Please report every line from the material that contains the word "this".
— Start —
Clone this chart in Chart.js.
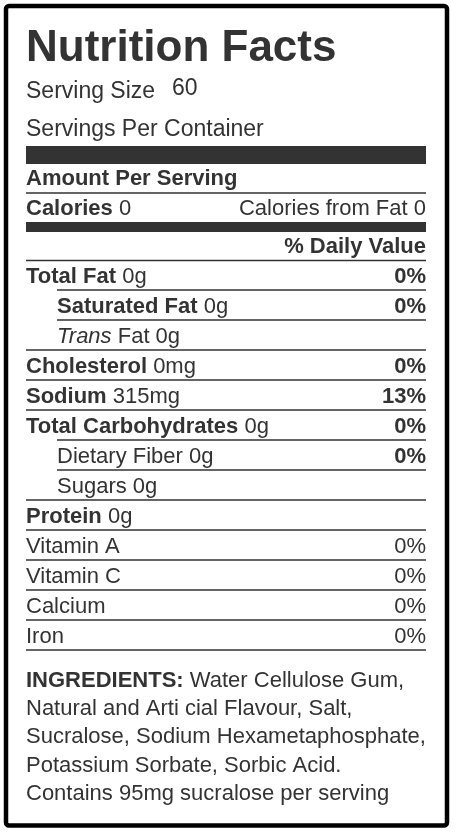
<!DOCTYPE html>
<html>
<head>
<meta charset="utf-8">
<script src="https://cdn.jsdelivr.net/npm/chart.js@4"></script>
<style>
  html, body { margin: 0; padding: 0; background: #fff; }
  #wrap { width: 456px; height: 832px; }
</style>
</head>
<body>
<div id="wrap"><canvas id="label"></canvas></div>
<script>
// dados do rótulo
const rowNames = ['Total Fat', 'Saturated Fat', 'Trans Fat', 'Cholesterol', 'Sodium', 'Total Carbohydrates', 'Dietary Fiber', 'Sugars', 'Protein', 'Vitamin A', 'Vitamin C', 'Calcium', 'Iron'];
const rowAmounts = ['0g', '0g', '0g', '0mg', '315mg', '0g', '0g', '0g', '0g', '', '', '', ''];
const dailyValues = [0, 0, null, 0, 13, 0, 0, null, null, 0, 0, 0, 0];
const servingSize = '60';
const calories = 0;
const caloriesFromFat = 0;
const ingredientLines = [
  'Water Cellulose Gum,',
  'Natural and Arti cial Flavour, Salt,',
  'Sucralose, Sodium Hexametaphosphate,',
  'Potassium Sorbate, Sorbic Acid.',
  'Contains 95mg sucralose per serving'
];

// estilo por linha (separado dos dados)
const boldName = [true, true, false, true, true, true, false, false, true, false, false, false, false];
const indented = [false, true, true, false, false, false, true, true, false, false, false, false, false];
const boldPct = [true, true, false, true, true, true, true, false, false, false, false, false, false];

const INK = '#333';
const FONT = '"Liberation Sans", Arial, sans-serif';
const L = 26, R = 426, IND = 57;
const FS = 22;

function hline(ctx, x1, x2, y, w) {
  ctx.fillStyle = INK;
  ctx.fillRect(x1, y - w / 2, x2 - x1, w);
}

function textRuns(ctx, runs, x, y, size) {
  runs.forEach(r => {
    ctx.font = r[1] + ' ' + (size || FS) + 'px ' + FONT;
    ctx.fillText(r[0], x, y);
    x += ctx.measureText(r[0]).width;
  });
}

const labelPlugin = {
  id: 'nutritionLabel',
  beforeDraw(chart) {
    const ctx = chart.ctx;
    ctx.save();
    ctx.fillStyle = '#fff';
    ctx.fillRect(0, 0, chart.width, chart.height);
    ctx.restore();
  },
  afterDraw(chart) {
    const ctx = chart.ctx;
    const y = chart.scales.y;
    ctx.save();
    ctx.textBaseline = 'alphabetic';
    ctx.fillStyle = INK;

    // borda externa
    ctx.strokeStyle = '#000';
    ctx.lineWidth = 4.5;
    ctx.beginPath();
    ctx.roundRect(6, 6, 441, 819.5, 3);
    ctx.stroke();

    // cabeçalho
    ctx.font = 'bold 44px ' + FONT;
    ctx.fillText('Nutrition Facts', L, 61);
    ctx.font = '23px ' + FONT;
    ctx.fillText('Serving Size', L, 98);
    ctx.fillText(servingSize, 172, 95);
    ctx.fillText('Servings Per Container', L, 136);
    hline(ctx, L, R, 155, 18);
    ctx.font = 'bold ' + FS + 'px ' + FONT;
    ctx.fillText('Amount Per Serving', L, 185);
    hline(ctx, L, R, 193, 1.5);
    textRuns(ctx, [['Calories ', 'bold'], [String(calories), 'normal']], L, 215);
    ctx.textAlign = 'right';
    ctx.font = FS + 'px ' + FONT;
    ctx.fillText('Calories from Fat ' + caloriesFromFat, R, 215);
    hline(ctx, L, R, 227, 10);
    ctx.font = 'bold ' + FS + 'px ' + FONT;
    ctx.fillText('% Daily Value', R, 253);
    ctx.textAlign = 'left';
    hline(ctx, L, R, 260.5, 1.5);

    // linhas de nutrientes (posições pela escala y)
    const step = y.getPixelForValue(1) - y.getPixelForValue(0);
    rowNames.forEach((name, i) => {
      const cy = y.getPixelForValue(i);
      const base = cy + 8;
      const x = indented[i] ? IND : L;
      let runs;
      if (name === 'Trans Fat') {
        runs = [['Trans', 'italic'], [' Fat ' + rowAmounts[i], 'normal']];
      } else {
        runs = [[name, boldName[i] ? 'bold' : 'normal']];
        if (rowAmounts[i]) runs.push([' ' + rowAmounts[i], 'normal']);
      }
      textRuns(ctx, runs, x, base);
      if (dailyValues[i] !== null) {
        ctx.textAlign = 'right';
        ctx.font = (boldPct[i] ? 'bold' : 'normal') + ' ' + FS + 'px ' + FONT;
        ctx.fillText(dailyValues[i] + '%', R, base);
        ctx.textAlign = 'left';
      }
      const next = i + 1 < rowNames.length && indented[i + 1] ? IND : L;
      hline(ctx, next, R, cy + step / 2, 1.5);
    });

    // ingredientes
    let iy = 687;
    ingredientLines.forEach((line, k) => {
      if (k === 0) textRuns(ctx, [['INGREDIENTS: ', 'bold'], [line, 'normal']], L, iy);
      else textRuns(ctx, [[line, 'normal']], L, iy);
      iy += 28.2;
    });
    ctx.restore();
  }
};

new Chart(document.getElementById('label'), {
  type: 'bar',
  data: {
    labels: rowNames,
    datasets: [{ data: dailyValues, backgroundColor: 'rgba(0,0,0,0)' }]
  },
  options: {
    indexAxis: 'y',
    responsive: true,
    maintainAspectRatio: false,
    animation: false,
    events: [],
    layout: { padding: { top: 260, bottom: 182, left: 26, right: 30 } },
    scales: {
      y: { display: false, offset: true },
      x: { display: false, min: 0, max: 100 }
    },
    plugins: { legend: { display: false }, tooltip: { enabled: false } }
  },
  plugins: [labelPlugin]
});
</script>
</body>
</html>
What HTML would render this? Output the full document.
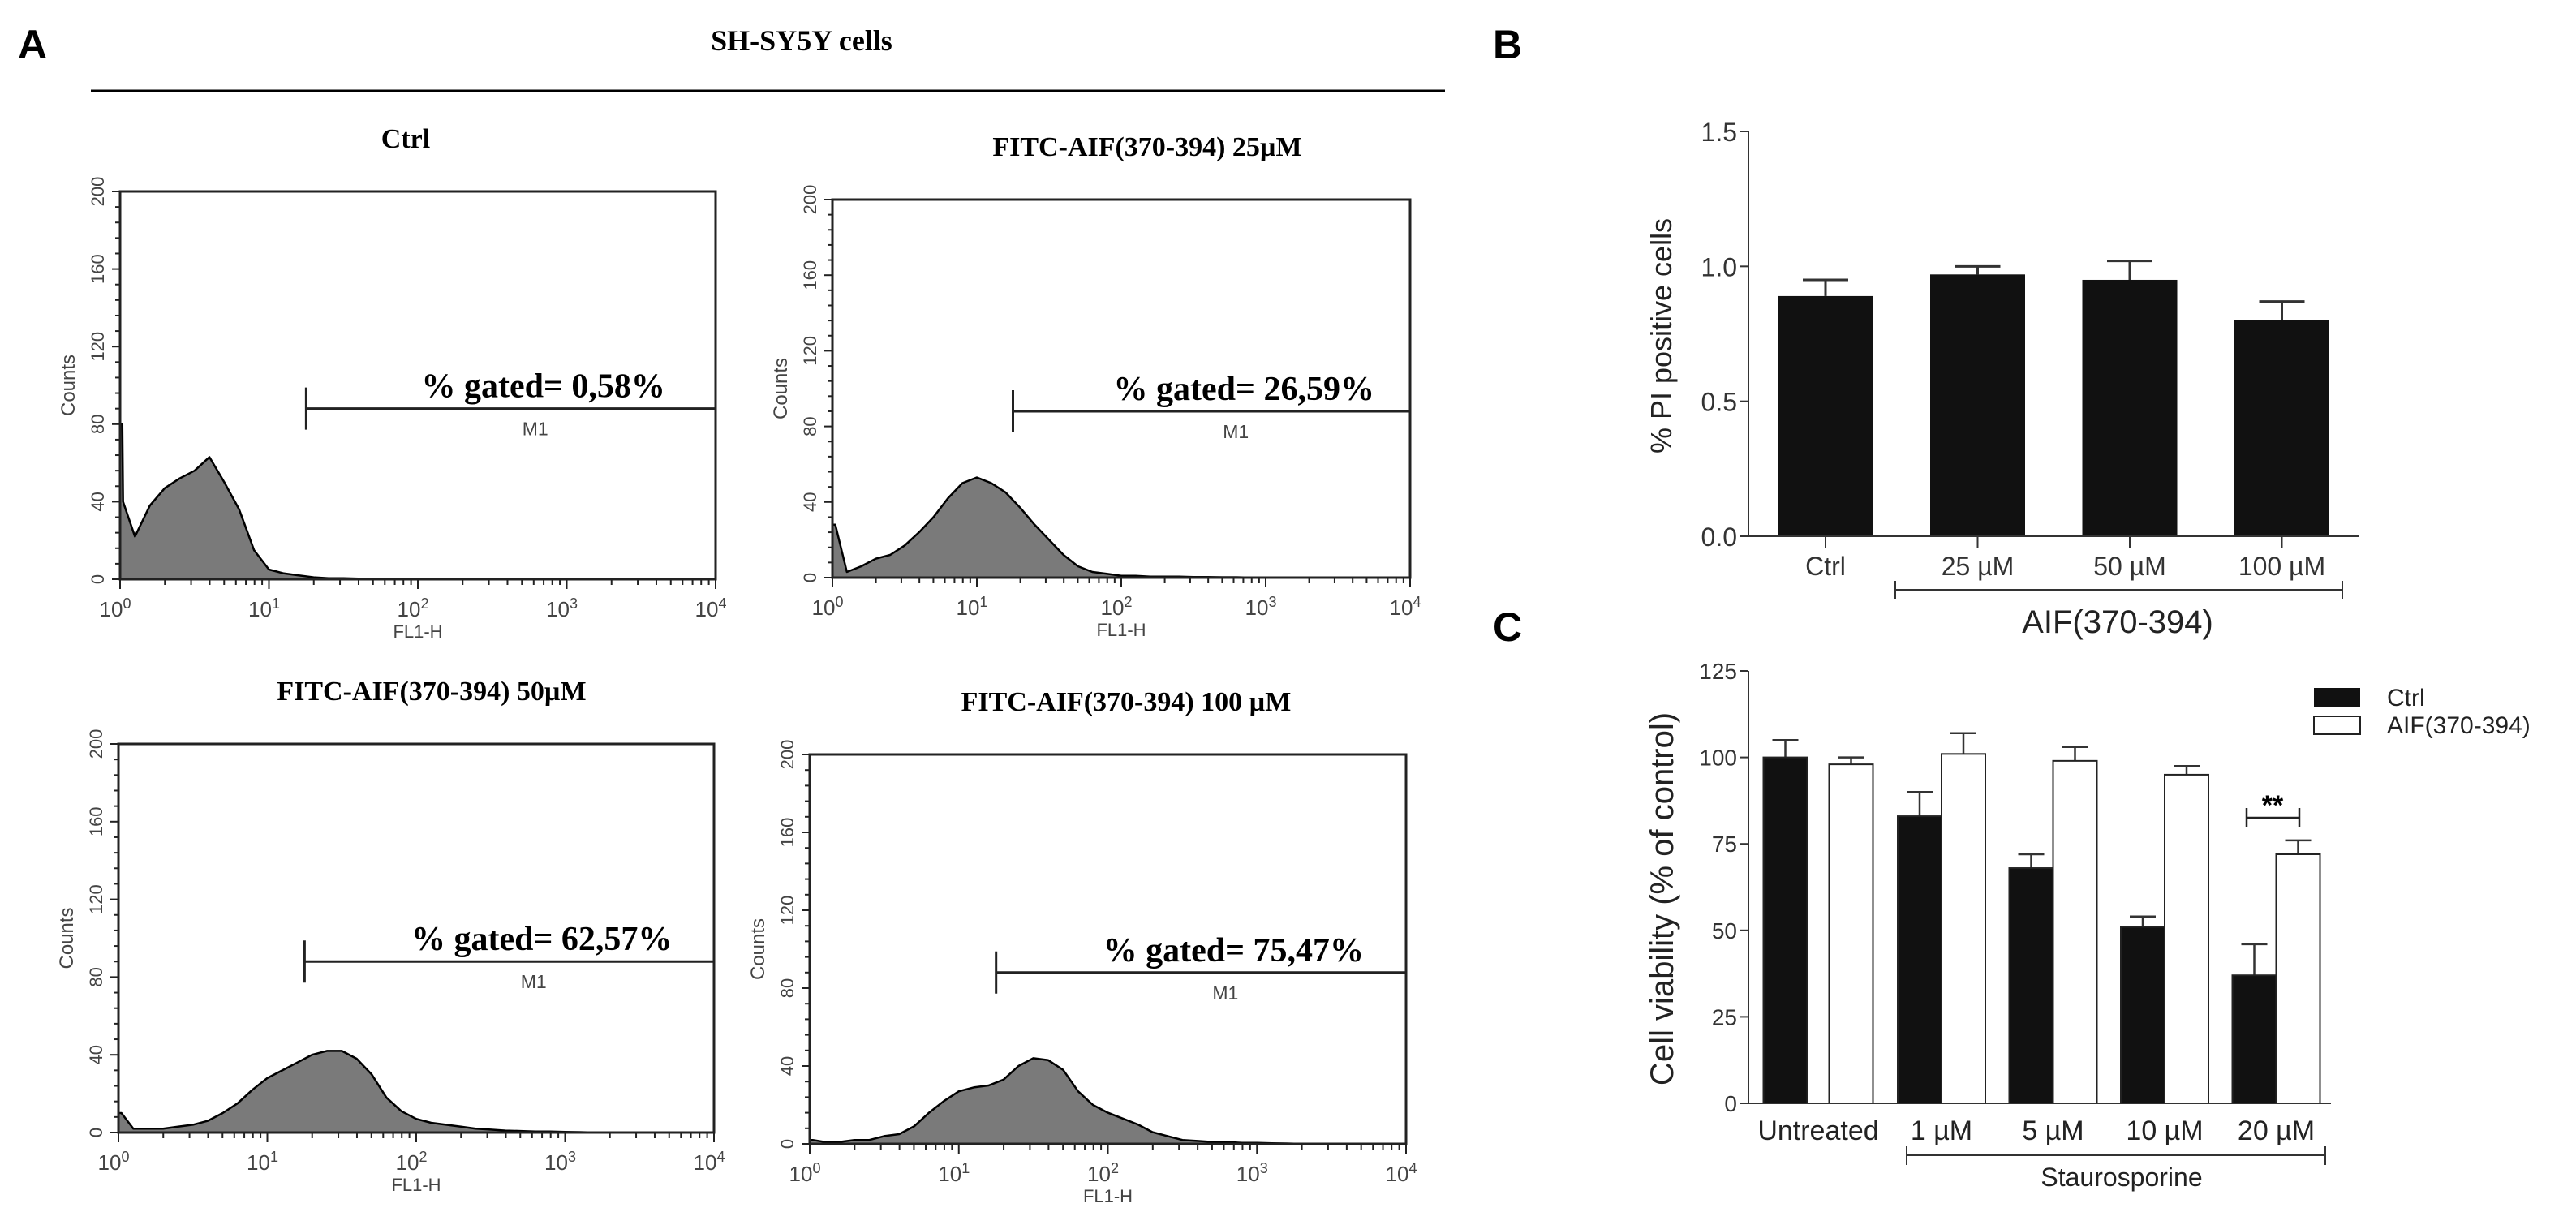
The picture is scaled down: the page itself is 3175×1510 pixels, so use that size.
<!DOCTYPE html>
<html><head><meta charset="utf-8"><style>
html,body{margin:0;padding:0;background:#fff;}
svg{display:block;}
text{font-family:"Liberation Sans",sans-serif;}
.serif{font-family:"Liberation Serif",serif;font-weight:bold;}
</style></head><body>
<svg id="fig" width="3175" height="1510" viewBox="0 0 3175 1510" xmlns="http://www.w3.org/2000/svg">
<rect width="3175" height="1510" fill="#fff"/>
<text x="22" y="72" font-size="50" font-weight="bold">A</text>
<text x="1840" y="72" font-size="50" font-weight="bold">B</text>
<text x="1840" y="790" font-size="50" font-weight="bold">C</text>
<text class="serif" x="988" y="62" font-size="36" text-anchor="middle">SH-SY5Y cells</text>
<line x1="112" y1="112" x2="1781" y2="112" stroke="#000" stroke-width="3"/>
<g id="panelA"></g>
<g id="panelB"></g>
<g id="panelC"></g>
</svg>
<script>
// ---------- Panel A data (counts at log10 FL1-H = 0,0.1,...,4.0) ----------
const histTitles = ["Ctrl","FITC-AIF(370-394) 25\u00b5M","FITC-AIF(370-394) 50\u00b5M","FITC-AIF(370-394) 100 \u00b5M"];
const gatedLabels = ["% gated= 0,58%","% gated= 26,59%","% gated= 62,57%","% gated= 75,47%"];
const histCtrl = [40,22,38,47,52,56,63,50,36,15,5,3,2,1,0.5,0.5,0.3,0.2,0,0,0,0,0,0,0,0,0,0,0,0,0,0,0,0,0,0,0,0,0,0,0];
const hist25 = [28,3,6,10,12,17,24,32,42,50,53,50,45,37,28,20,12,6,3,2,1,1,0.5,0.5,0.5,0.3,0.3,0.2,0.2,0,0,0,0,0,0,0,0,0,0,0,0];
const hist50 = [10,2,2,2,3,4,6,10,15,22,28,32,36,40,42,42,38,30,18,11,7,5,4,3,2,1.5,1,0.8,0.5,0.5,0.3,0.2,0,0,0,0,0,0,0,0,0];
const hist100 = [2,1,1,2,2,4,5,9,16,22,27,29,30,33,40,44,43,38,27,20,16,13,10,6,4,2,1.5,1,1,0.5,0.5,0.3,0.2,0,0,0,0,0,0,0,0];
const spikeCounts = [80,28,10,2];
const gateLog = [1.25,1.25,1.25,1.25];
const gateCount = [88,88,88,88];
const yTicksA = [0,40,80,120,160,200];
const xDecades = [0,1,2,3,4];

// ---------- Panel B data ----------
const catsB = ["Ctrl","25 \u00b5M","50 \u00b5M","100 \u00b5M"];
const valsB = [0.89,0.97,0.95,0.80];
const errB = [0.06,0.03,0.07,0.07];
const ticksB = [0,0.5,1.0,1.5];
const tickLabelsB = ["0.0","0.5","1.0","1.5"];

// ---------- Panel C data ----------
const catsC = ["Untreated","1 \u00b5M","5 \u00b5M","10 \u00b5M","20 \u00b5M"];
const ctrlC = [100,83,68,51,37];
const ctrlErrC = [5,7,4,3,9];
const aifC = [98,101,99,95,72];
const aifErrC = [2,6,4,2.5,4];
const ticksC = [0,25,50,75,100,125];

const NS = "http://www.w3.org/2000/svg";
function mk(parent, tag, attrs, txt){
  const e = document.createElementNS(NS, tag);
  for (const k in attrs) e.setAttribute(k, attrs[k]);
  if (txt !== undefined) e.textContent = txt;
  parent.appendChild(e);
  return e;
}

// ---------- Panel A ----------
const A = document.getElementById('panelA');
const boxes = [
  {x0:148,x1:882,y0:236,y1:714,tx:500},
  {x0:1026,x1:1738,y0:246,y1:712,tx:1414},
  {x0:146,x1:880,y0:917,y1:1396,tx:532},
  {x0:998,x1:1733,y0:930,y1:1410,tx:1388}
];
const hists = [histCtrl,hist25,hist50,hist100];
boxes.forEach((b,i)=>{
  const g = mk(A,'g',{});
  
  
  const sx = v => b.x0 + (b.x1-b.x0)*v/4;
  const sy = c => b.y1 - (b.y1-b.y0)*c/200;
  const t = mk(g,'text',{x:b.tx,y:b.y0-54,'font-size':34,'text-anchor':'middle',class:'serif'},histTitles[i]);
  
  
  // histogram fill
  const h = hists[i];
  let d = 'M'+sx(0)+','+sy(0)+' L'+sx(0)+','+sy(spikeCounts[i])+' L'+sx(0.015)+','+sy(spikeCounts[i])+' L'+sx(0.02)+','+sy(h[0]);
  for (let k=1;k<h.length;k++){ d += ' L'+sx(k*0.1).toFixed(1)+','+sy(h[k]).toFixed(1); }
  d += ' L'+sx(4)+','+sy(0)+' Z';
  const p = mk(g,'path',{d:d,fill:'#7a7a7a',stroke:'#000','stroke-width':2.5,'stroke-linejoin':'round'});
  
  
  // box
  const r = mk(g,'rect',{x:b.x0,y:b.y0,width:b.x1-b.x0,height:b.y1-b.y0,fill:'none',stroke:'#222','stroke-width':3});
  
  
  // y ticks
  for (let c=0;c<=200;c+=8){
    const major = c%40===0;
    mk(g,'line',{x1:b.x0-(major?10:6),x2:b.x0,y1:sy(c),y2:sy(c),stroke:'#222','stroke-width':2});
  }
  yTicksA.forEach(c=>{
    const tl = mk(g,'text',{x:0,y:0,'font-size':22,fill:'#444','text-anchor':'middle',transform:'translate('+(b.x0-20)+','+sy(c)+') rotate(-90)'},String(c));
    
    
  });
  const yt = mk(g,'text',{x:0,y:0,'font-size':24,fill:'#444','text-anchor':'middle',transform:'translate('+(b.x0-56)+','+(sy(100))+') rotate(-90)'},'Counts');
  
  
  // x ticks
  for (let dcd=0; dcd<4; dcd++){
    for (let m=1;m<10;m++){
      const v = dcd+Math.log10(m);
      mk(g,'line',{x1:sx(v),x2:sx(v),y1:b.y1,y2:b.y1+(m===1?12:7),stroke:'#222','stroke-width':2});
    }
  }
  mk(g,'line',{x1:sx(4),x2:sx(4),y1:b.y1,y2:b.y1+12,stroke:'#222','stroke-width':2});
  xDecades.forEach(dc=>{
    const tl = mk(g,'text',{x:sx(dc)-6,y:b.y1+46,'font-size':26,fill:'#444','text-anchor':'middle'},'10');
    mk(tl,'tspan',{dy:-10,'font-size':18},String(dc));
    
    
  });
  const xt = mk(g,'text',{x:sx(2),y:b.y1+72,'font-size':22,fill:'#444','text-anchor':'middle'},'FL1-H');
  
  
  // gate
  const gx = sx(gateLog[i]), gy = sy(gateCount[i]);
  const gl = mk(g,'path',{d:'M'+gx+','+(gy-26)+' V'+(gy+26)+' M'+gx+','+gy+' H'+b.x1,stroke:'#222','stroke-width':3,fill:'none'});
  
  
  const gt = mk(g,'text',{x:(gx+b.x1)/2+40,y:gy-14,'font-size':42,'text-anchor':'middle',class:'serif'},gatedLabels[i]);
  
  
  const m1 = mk(g,'text',{x:(gx+b.x1)/2+30,y:gy+33,'font-size':23,fill:'#444','text-anchor':'middle'},'M1');
  
  
});

// ---------- Panel B ----------
const B = document.getElementById('panelB');
const bX0 = 2155, bX1 = 2907, bY0 = 661, bYtop = 162;
const yB = v => bY0 - (bY0-bYtop)*v/1.5;
const bCenters = i => 2250 + i*187.5;
const bW = 117;
valsB.forEach((v,i)=>{
  const cx = bCenters(i);
  const e = mk(B,'path',{d:'M'+cx+','+yB(v)+' V'+yB(v+errB[i])+' M'+(cx-28)+','+yB(v+errB[i])+' H'+(cx+28),stroke:'#333','stroke-width':3,fill:'none'});
  
  
  const r = mk(B,'rect',{x:cx-bW/2,y:yB(v),width:bW,height:bY0-yB(v),fill:'#111'});
  
  
  mk(B,'line',{x1:cx,x2:cx,y1:bY0,y2:bY0+14,stroke:'#333','stroke-width':2});
  const tl = mk(B,'text',{x:cx,y:bY0+48,'font-size':32,fill:'#333','text-anchor':'middle'},catsB[i]);
  
  
});
mk(B,'line',{x1:bX0,x2:bX0,y1:bYtop,y2:bY0,stroke:'#333','stroke-width':2});
mk(B,'line',{x1:bX0,x2:bX1,y1:bY0,y2:bY0,stroke:'#333','stroke-width':2});
ticksB.forEach((t,i)=>{
  mk(B,'line',{x1:bX0-10,x2:bX0,y1:yB(t),y2:yB(t),stroke:'#333','stroke-width':2});
  const tl = mk(B,'text',{x:bX0-14,y:yB(t)+12,'font-size':32,fill:'#333','text-anchor':'end'},tickLabelsB[i]);
  
  
});
const bt = mk(B,'text',{x:0,y:0,'font-size':36,fill:'#222','text-anchor':'middle',transform:'translate(2060,414) rotate(-90)'},'% PI positive cells');


const bb = mk(B,'path',{d:'M2336,716 V738 M2336,727 H2887 M2887,716 V738',stroke:'#333','stroke-width':2,fill:'none'});


const bg = mk(B,'text',{x:2610,y:780,'font-size':40,fill:'#222','text-anchor':'middle'},'AIF(370-394)');



// ---------- Panel C ----------
const C = document.getElementById('panelC');
const cX0 = 2155, cX1 = 2873, cY0 = 1360, cYtop = 827;
const yC = v => cY0 - (cY0-cYtop)*v/125;
const cGroup = i => i===0 ? 2241 : 2393 + (i-1)*137.5;
const cW = 54;
function barC(x, v, err, fill, name){
  const cx = x + cW/2;
  const e = mk(C,'path',{d:'M'+cx+','+yC(v)+' V'+yC(v+err)+' M'+(cx-16)+','+yC(v+err)+' H'+(cx+16),stroke:'#333','stroke-width':2.5,fill:'none'});
  
  
  const r = mk(C,'rect',{x:x,y:yC(v),width:cW,height:cY0-yC(v),fill:fill,stroke:'#222','stroke-width':2});
  
  
}
catsC.forEach((c,i)=>{
  const gx = cGroup(i);
  const gap = i===0 ? 27 : 0;
  barC(gx - cW - gap/2, ctrlC[i], ctrlErrC[i], '#111', 'bar-ctrl-'+i);
  barC(gx + gap/2, aifC[i], aifErrC[i], '#fff', 'bar-aif-'+i);
  const tl = mk(C,'text',{x:gx,y:1405,'font-size':34,fill:'#222','text-anchor':'middle',style:'font-family:"Liberation Sans Narrow","Liberation Sans",sans-serif'},c);
  
  
});
mk(C,'line',{x1:cX0,x2:cX0,y1:cYtop,y2:cY0,stroke:'#333','stroke-width':2});
mk(C,'line',{x1:cX0,x2:cX1,y1:cY0,y2:cY0,stroke:'#333','stroke-width':2});
ticksC.forEach(t=>{
  mk(C,'line',{x1:cX0-10,x2:cX0,y1:yC(t),y2:yC(t),stroke:'#333','stroke-width':2});
  const tl = mk(C,'text',{x:cX0-14,y:yC(t)+10,'font-size':28,fill:'#333','text-anchor':'end',style:'font-family:"Liberation Sans Narrow","Liberation Sans",sans-serif'},String(t));
  
  
});
const ct = mk(C,'text',{x:0,y:0,'font-size':40,fill:'#222','text-anchor':'middle',transform:'translate(2062,1108) rotate(-90)'},'Cell viability (% of control)');


const cb = mk(C,'path',{d:'M2350,1413 V1436 M2350,1424 H2866 M2866,1413 V1436',stroke:'#333','stroke-width':2,fill:'none'});


const cg = mk(C,'text',{x:2615,y:1462,'font-size':32,fill:'#222','text-anchor':'middle',style:'font-family:"Liberation Sans Narrow","Liberation Sans",sans-serif'},'Staurosporine');


const sb = mk(C,'path',{d:'M2769,996 V1020 M2769,1008 H2834 M2834,996 V1020',stroke:'#222','stroke-width':2.5,fill:'none'});


const st = mk(C,'text',{x:2801,y:1004,'font-size':34,'font-weight':'bold','text-anchor':'middle'},'**');


// legend
const l1 = mk(C,'rect',{x:2852,y:848,width:57,height:23,fill:'#111'});


const l2 = mk(C,'rect',{x:2852,y:883,width:57,height:22,fill:'#fff',stroke:'#222','stroke-width':2});


const lt1 = mk(C,'text',{x:2942,y:870,'font-size':30,fill:'#222'},'Ctrl');


const lt2 = mk(C,'text',{x:2942,y:904,'font-size':30,fill:'#222'},'AIF(370-394)');


</script>
</body></html>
— End —
*Answer to the problem*:
Clone this chart in Chart.js.
What HTML would render this? Output the full document.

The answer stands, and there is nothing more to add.